En fait, le véritable débat national est là.  Jusqu’où le Liban peut-il aller dans la solidarité avec le peuple palestinien? Jusqu’à sa propre destruction? Telle est la question soulevée par la parole, jugée «malheureuse» par la communauté chiite, du patriarche Raï.  Le Hezbollah a-t-il le droit de déstabiliser le Liban et de l’exposer à des risques mortels pour sa population et son économie? Tel devrait être le sujet d’un «dialogue national», s’il doit jamais s’ouvrir.  Par «terroriste», le patriarche a désigné une situation «subversive» potentiellement déstabilisante, voire dévastatrice. À bien y réfléchir, c’est en fait au Hezbollah de s’expliquer, faute de s’excuser. À la doctrine iraniene de l'anéantissement d'Israël s'oppose clairement l'attachement du Liban à l'accord d'armistice de 1949.
En revanche, l’archevêque maronite émérite de Beyrouth, Boulos Matar, admet que les élites maronites qui ont pris les rênes du pays «n’ont pas su gagner à leur cause les autres communautés, en particulier les chiites».
De fait, la communauté maronite, qui a reçu le privilège de la présidence du Liban, assume à ses yeux une part de responsabilité dans la disparité dans le développement et l’intégration interne des Libanais. Une disparité que seul le président Fouad Chéhab a tenté de corriger. Hélas, les institutions dont il doté le Liban ont été détournées par une oligarchie transcommunautaire qui a pillé le Liban et ruiné sa population. Et le «développement équilibré des régions», cet effort d’intégration nationale par la voie économique, refrain de tant de déclarations ministérielles, est resté une chimère jusqu’à nos jours. Ainsi, et à titre d’exemple, on attend depuis des années la création d’«autorités de régulation» pour le secteur de l’électricité ou celui du trafic aérien, pour leur permettre d’échapper au clientélisme et au népotisme. Cela, sans mentionner les autres secteurs en souffrance, comme celui de la Justice.
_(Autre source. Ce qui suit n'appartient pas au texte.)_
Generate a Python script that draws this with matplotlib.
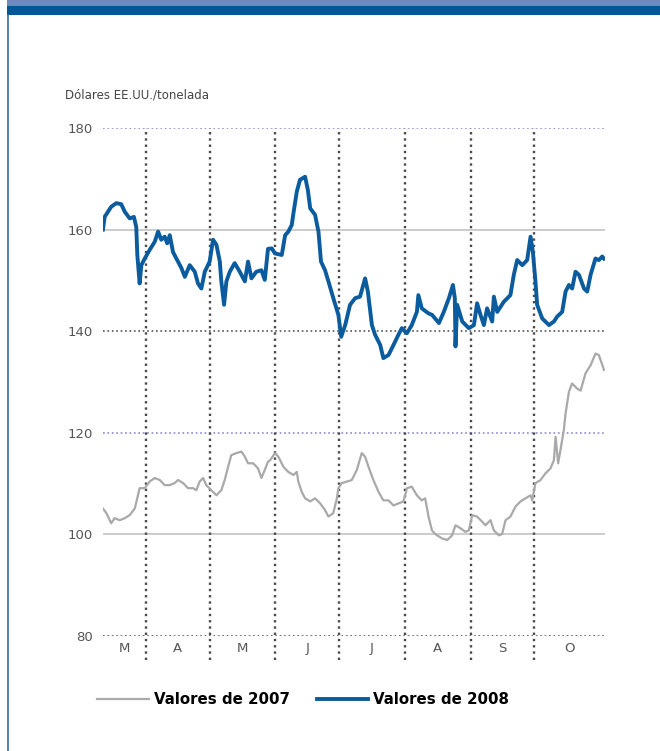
import matplotlib.pyplot as plt
from matplotlib.lines import Line2D
from matplotlib.patches import Rectangle

# dias contados desde el 1 de marzo
dias_2008 = [10.7, 11.5, 14.6, 17.0, 19.3, 21.0, 23.3, 25.3, 26.4, 26.9, 28.0, 28.8, 30.4,
             32.7, 35.1, 36.7, 38.2, 39.8, 41.0, 42.2, 43.7, 46.1, 47.7, 49.3, 51.6, 54.0,
             55.5, 57.1, 58.7, 61.0, 62.6, 64.2, 65.8, 66.5, 67.8, 68.9, 70.5, 72.8, 75.2,
             77.6, 79.1, 80.7, 83.0, 85.4, 87.0, 88.5, 90.3, 91.8, 95.0, 96.6, 98.1, 99.7,
             100.5, 102.1, 103.6, 106.0, 107.3, 108.4, 110.7, 112.3, 113.5, 115.4, 117.0,
             119.3, 121.7, 123.0, 124.9, 127.2, 129.6, 131.9, 134.3, 135.6, 137.5, 139.0,
             141.4, 142.9, 145.3, 147.7, 150.0, 151.6, 154.0, 156.3, 158.7, 159.4, 161.0,
             164.2, 165.9, 169.1, 171.4, 173.8, 175.7, 176.6, 176.9, 177.7, 180.1, 183.2,
             185.6, 187.1, 188.7, 190.3, 191.8, 194.2, 195.0, 196.6, 199.7, 202.8, 204.4,
             206.0, 208.4, 210.7, 212.3, 213.4, 214.6, 215.4, 217.8, 221.0, 223.3, 224.9,
             227.2, 228.8, 230.4, 231.9, 233.5, 235.1, 237.5, 239.0, 240.6, 242.9, 244.5,
             246.1, 246.9]
valores_2008 = [160.0, 162.5, 164.5, 165.2, 165.0, 163.5, 162.2, 162.5, 160.5, 155.0, 149.4,
                153.0, 154.3, 156.0, 157.6, 159.6, 158.0, 158.6, 157.3, 158.9, 155.6, 153.7,
                152.4, 150.7, 153.0, 151.7, 149.4, 148.4, 151.7, 153.7, 158.0, 157.0, 153.7,
                149.8, 145.2, 149.8, 151.7, 153.4, 151.7, 149.8, 153.7, 150.4, 151.7, 152.0,
                150.1, 156.2, 156.3, 155.3, 155.0, 158.9, 159.6, 160.9, 163.2, 167.5, 169.8,
                170.4, 167.8, 164.2, 162.9, 159.6, 153.7, 152.0, 149.8, 146.5, 143.2, 138.9,
                141.2, 145.2, 146.5, 146.8, 150.4, 147.8, 141.2, 139.3, 137.3, 134.7, 135.3,
                137.3, 139.3, 140.6, 139.6, 141.2, 143.8, 147.1, 144.5, 143.5, 143.2, 141.6,
                143.8, 146.5, 149.1, 146.5, 137.0, 145.2, 141.9, 140.6, 141.2, 145.5, 143.2,
                141.2, 144.5, 141.9, 146.8, 143.8, 145.8, 147.1, 151.1, 154.0, 153.0, 154.0,
                158.6, 155.6, 149.8, 145.2, 142.5, 141.2, 141.9, 142.9, 143.8, 147.8, 149.1,
                148.4, 151.7, 151.1, 148.4, 147.8, 151.1, 154.3, 154.0, 154.7, 154.3]

dias_2007 = [10.7, 12.3, 14.6, 16.2, 18.6, 21.0, 23.3, 25.7, 27.2, 28.0, 30.4, 32.7, 35.1,
             37.5, 39.8, 42.2, 44.5, 46.1, 48.5, 50.8, 53.2, 54.7, 56.3, 57.9, 59.4, 61.8,
             64.2, 66.5, 68.1, 69.7, 71.2, 73.6, 76.0, 77.6, 79.1, 81.5, 83.8, 85.4, 87.0,
             88.5, 89.5, 91.8, 93.4, 95.8, 98.1, 100.5, 102.1, 102.8, 104.4, 106.0, 108.4,
             110.7, 113.1, 115.4, 117.0, 119.3, 121.0, 121.7, 123.3, 125.7, 128.0, 130.4,
             132.7, 134.3, 135.9, 138.2, 140.6, 142.9, 145.3, 147.7, 150.0, 152.4, 154.0,
             156.3, 158.7, 161.0, 162.6, 164.2, 165.8, 167.3, 168.3, 170.6, 173.0, 175.3,
             176.9, 179.3, 181.6, 183.2, 184.8, 187.1, 189.5, 191.0, 193.4, 195.0, 197.4,
             198.9, 200.5, 202.8, 205.2, 207.6, 209.9, 212.3, 213.1, 214.6, 217.0, 219.3,
             221.7, 223.3, 224.1, 225.3, 226.4, 228.0, 228.8, 230.4, 231.9, 234.3, 235.9,
             238.2, 240.6, 242.9, 244.5, 246.9]
valores_2007 = [105.1, 104.2, 102.2, 103.2, 102.8, 103.2, 103.8, 105.1, 107.7, 109.1, 109.1,
                110.4, 111.1, 110.7, 109.7, 109.7, 110.1, 110.7, 110.1, 109.1, 109.1, 108.7,
                110.4, 111.1, 109.7, 108.7, 107.7, 108.7, 110.7, 113.3, 115.6, 116.0, 116.3,
                115.3, 114.0, 114.0, 113.0, 111.1, 112.7, 114.3, 114.6, 116.0, 115.3, 113.3,
                112.3, 111.7, 112.3, 110.4, 108.4, 107.1, 106.5, 107.1, 106.1, 104.8, 103.5,
                104.2, 107.1, 109.1, 110.1, 110.4, 110.7, 112.7, 116.0, 115.3, 113.3, 110.7,
                108.4, 106.7, 106.7, 105.7, 106.1, 106.5, 109.1, 109.4, 107.7, 106.7, 107.1,
                103.5, 100.8, 100.1, 99.8, 99.2, 98.9, 99.8, 101.8, 101.2, 100.5, 100.8, 103.8,
                103.5, 102.5, 101.8, 102.8, 100.8, 99.8, 100.1, 102.8, 103.5, 105.5, 106.5,
                107.1, 107.7, 106.7, 110.1, 110.7, 112.0, 113.0, 114.6, 119.2, 114.0, 116.6,
                120.6, 123.8, 128.1, 129.7, 128.7, 128.3, 131.7, 133.3, 135.6, 135.3, 132.4]

inicio_mes = [31, 61, 92, 122, 153, 184, 214]
meses = ['M', 'A', 'M', 'J', 'J', 'A', 'S', 'O']
x_min, x_max = 10.7, 247.5
y_ticks = [80, 100, 120, 140, 160, 180]

fig = plt.figure(figsize=(6.6, 7.51), dpi=100)
ax = fig.add_axes([0.156, 0.1531, 0.761, 0.6765])

# cabecera azul y borde izquierdo
fig.add_artist(Rectangle((7 / 660, 1 - 6 / 751), 1, 6 / 751, transform=fig.transFigure,
                         color='#6b8cbf', lw=0))
fig.add_artist(Rectangle((7 / 660, 1 - 15 / 751), 1, 9 / 751, transform=fig.transFigure,
                         color='#00579a', lw=0))
fig.add_artist(Line2D([8 / 660, 8 / 660], [0, 1 - 15 / 751], transform=fig.transFigure,
                      color='#3c6a9c', lw=1.2))

# rejilla horizontal
estilos = {80: ('#555555', ':'), 100: ('#c4c4c4', '-'), 120: ('#8a8ad8', ':'),
           140: ('#555555', ':'), 160: ('#c4c4c4', '-'), 180: ('#8a8ad8', ':')}
for v in y_ticks:
    c, ls = estilos[v]
    ax.axhline(v, color=c, ls=ls, lw=1.2, zorder=1)

# separadores de mes
ax.vlines(inicio_mes, 75.2, 180, colors='#4a4a4a', linestyles=':', lw=1.7,
          clip_on=False, zorder=1)

ax.plot(dias_2007, valores_2007, color='#a9a9a9', lw=1.6, label='Valores de 2007', zorder=2)
ax.plot(dias_2008, valores_2008, color='#0b5c9e', lw=2.8, label='Valores de 2008', zorder=3)

ax.set_xlim(x_min, x_max)
ax.set_ylim(80, 180)
ax.set_yticks(y_ticks)
bordes = [x_min] + inicio_mes + [x_max]
centros = [(a + b) / 2 for a, b in zip(bordes[:-1], bordes[1:])]
ax.set_xticks(centros)
ax.set_xticklabels(meses)
ax.tick_params(axis='both', length=0, colors='#555555', labelsize=9.5)
ax.tick_params(axis='y', pad=7)
ax.tick_params(axis='x', pad=4)
for s in ax.spines.values():
    s.set_visible(False)

fig.text(65 / 660, 1 - 95 / 751, 'Dólares EE.UU./tonelada', fontsize=8.5,
         color='#444444', va='center', ha='left')

ax.legend(loc='center', bbox_to_anchor=(303 / 660, 1 - 700 / 751),
          bbox_transform=fig.transFigure, ncol=2, frameon=False,
          handlelength=3.45, handletextpad=0.3, columnspacing=1.8,
          prop={'weight': 'bold', 'size': 10.8})

fig.savefig('out.png', dpi=100)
Pour en revenir à la question centrale de la guerre et au nom de l’impartialité dont il doit faire preuve comme gardien du vivre-ensemble, une commission formée de l’ancien député Farid Haykal el-Khazen, de l’archevêque maronite de Beyrouth, Boulos Abdel Sater et du responsable de l’information au siège patriarcal, Walid Ghayad, a été officiellement chargée de réparer la déchirure dans les rapports maronites-chiites provoquée par la déclaration du patriarche Raï.
Celle-ci saura-t-elle s’élever à la hauteur historique nécessaire pour soulever toutes les questions essentielles? Ira-t-elle à l’essentiel ou va-t-on s’enliser une fois de plus dans une phraséologie floue et perdre de vue, pour une unité de façade, les véritables problèmes?